Indiana has good tax policy, and they’ve made strides in the past few years to make it even better. In fact, on Tuesday, we honored Governor Pence with our award for Outstanding Achievement in State Tax Reform. Working with the legislature in 2013, he approved a budget that lowers the state’s flat individual income tax from 3.4 percent to 3.23 percent by 2017, while maintaining scheduled corporate income tax reductions that Sen. Hershman sponsored in 2011 (the corporate rate is scheduled to drop to 6.5 percent by July 1, 2015). In 2013, Indiana also made immediate the repeal of its inheritance tax, which had been in the process of a rather lengthy phase-out stretching to 2022.
All these reforms worked together to bounce Indiana into the number 10 spot in our 2014 State Business Tax Climate Index ranking. The Hershman proposal introduced today would move Indiana further, from 10th to 8th. The corporate income tax component would move from 24th to 10th. Here’s the score breakdown if the corporate income tax cut had been in place for the snapshot date of the 2014 Index:
Indiana State Business Tax Climate Index Rankings Under S.B. 1 (Hershman)
|2014 score||Hershman Proposal|
One of the attractive things about this proposal is that cutting the state corporate income tax rate isn’t really that “expensive” to revenue coffers. In 2010, Indiana raised just 2.6 percent of state and local revenue from the corporate income tax. But while corporate taxes are not a significant part of government revenues, they are routinely found by economists to be the most harmful tax to economic growth. Remember also that corporate taxes are not actually borne by corporations, even though that entity cuts the tax check. Economists agree that they are actually borne by individuals: consumers pay them in the form of higher prices on products corporations make, shareholders pay them in the form of lower dividends on their corporate investments, and employees pay them in the form of lower wages. In many ways, cutting the corporate tax is a good move to get a lot of bang for your buck.
Indiana policymakers also seem open to reviewing and reforming tax credits in the code that distort the code and favor some business activities over others. I was asked last November to testify before the state’s Commission on State Tax and Financing Policy (of which Hershman is the Chair) on the effectiveness of tax credits, and a new bill introduced by Rep. Eric Koch of the Indiana House (HB 1020) expands the scope of that commission to review a broader swath of state and local incentives.

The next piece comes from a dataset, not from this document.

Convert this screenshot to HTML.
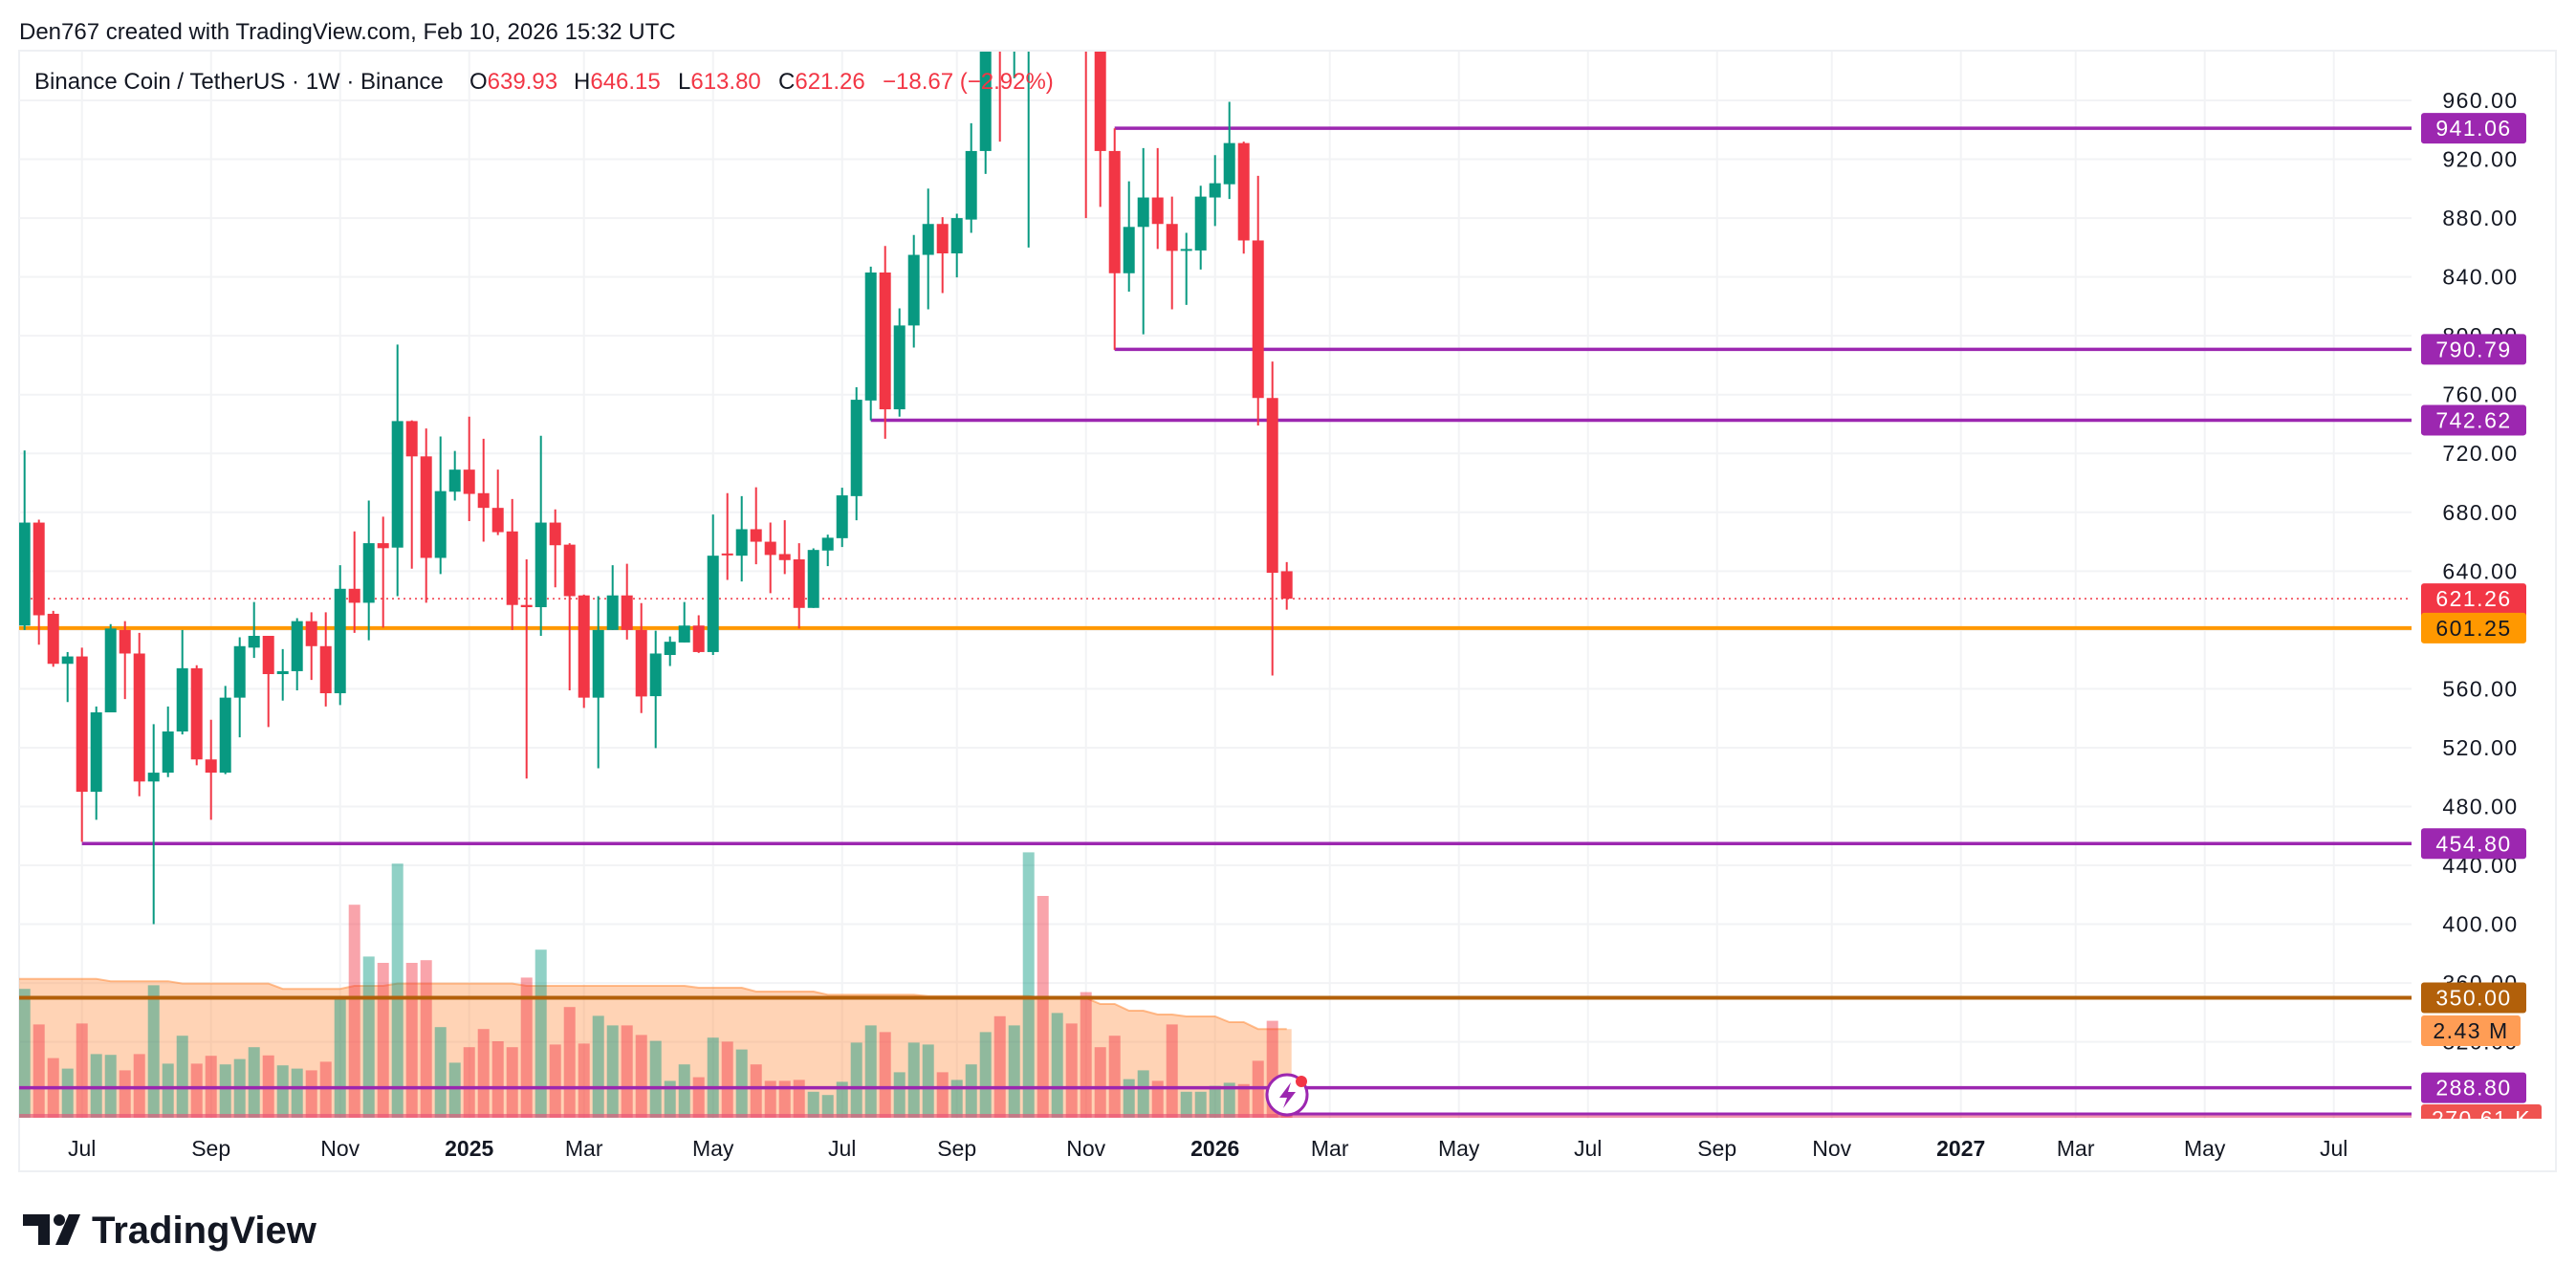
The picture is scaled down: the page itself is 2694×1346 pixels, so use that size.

As I mentioned in a post a few weeks back, the Indiana movement to targeting business personal property taxes for reform is also good policy. Our comprehensive research paper on the topic back in 2012 shows that this type of tax is harmful to capital accumulation. It hurts businesses that are looking to expand their machinery, tools, even office equipment, and that hurts economic productivity. According to Hershman’s press release, enacting a $25,000 exemption would exempt 71 percent of all business personal property tax filers in Indiana. A de minimis exemption like this was actually a recommendation we put forward in our 2012 research as a way to start chipping away at taxes on business personal property.
We’ll be following this one closely.